İlk kez bir doğa yürüyüşü yapmaya karar vermişsindir. Videolar seyredersin, kitaplar alır okursun, tecrübeli insanlardan birşeyler öğrenmeye çalışırsın, bütçen yettiğince sana uygun olan ekipmanları alır hazırlarsın…
Bir tarih belirlersin, bir güzergah,açarsın önüne haritayı başlarsın not almaya; yol ne kadar, kaç saatte yürürüm, kaç mola veririm, ne yerim ne içerim, çantam kaç kilo oldu, hava durumu nedir, ya yağmur yağarsa, ayağımı burkar ya da düşersem, acil durumda aranacakların telefonları….
Ve o gün gelir çatar, artık sırtında çantan o meşhur “Başlangıç” tabelasının önündesindir. Hemen bir “selfie”… Biraz bir şeyler atıştırıp suyunu yudumladıktan sonra “YOL”a başlarsın.

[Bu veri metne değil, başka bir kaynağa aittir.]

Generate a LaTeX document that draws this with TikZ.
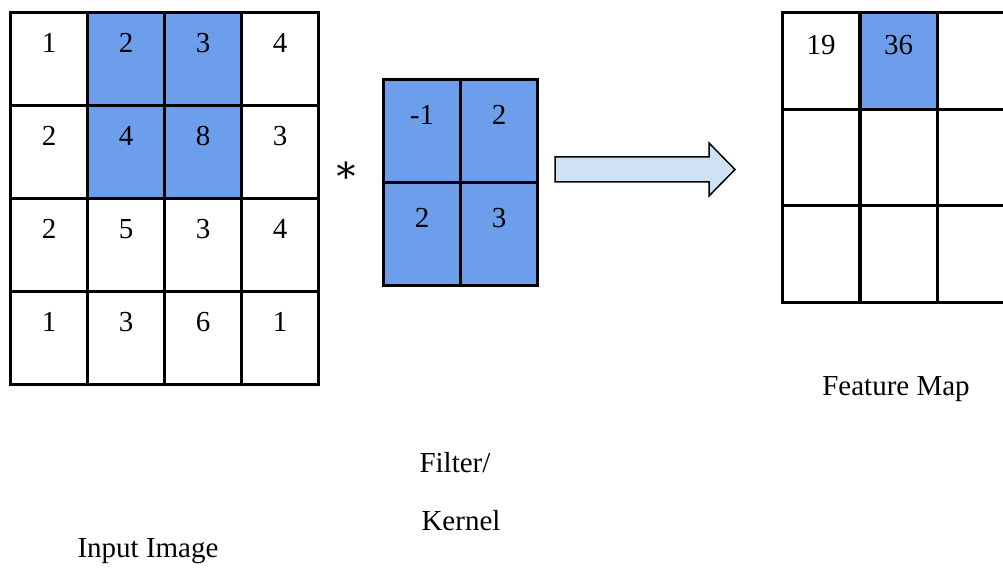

Bir süre sonra o patika yol gittikçe dikleşmeye, zemin taşlarla dolmaya, çantan da gittikçe ağırlaşmaya başlar. Ve farkedersin ki en önemli şeyi hesaplarına, notlarına dahil etmeyi unutmuşsun: SEN’i…
Yürüyüp yol adıkça “SEN” ile konuşmaya başlarsın. “Hiç düşündüğüm, hesapladığım gibi değilmiş. Gerçekten gücüm yetecek mi?” dersin, “O” sana birkaç kilometre daha yürütür. Doğa öyle anlarda öyle güzel sürprizler çıkarır ki karşına, devam ettiğin için O’na teşekkür edersin.
“Çalıların arasından bir çıtırtı mı geldi, bir hayvan benimi takip ediyor?”der korkarsın, O sana birkaç kilometre daha yürütür.
An gelir sırt çantanı yere bırakmış, başını ellerinin arasına almış oturur bulursun kendini, “Benim burada ne işim var?” dersin. O seni ayağa kaldırır, hedefine ulaştırır. İşte o zaman farkedersin ki YOL’u SEN tamamlamışsındır. Kendine sarılıp bu başarıyı kutlarsın.
YOL’a çıkarken; çantanıza, cebinize koyun ya da boynunuza asın ama mutlaka önce kendinizi yanınıza alın. O sizi istediğiniz yere götürecektir.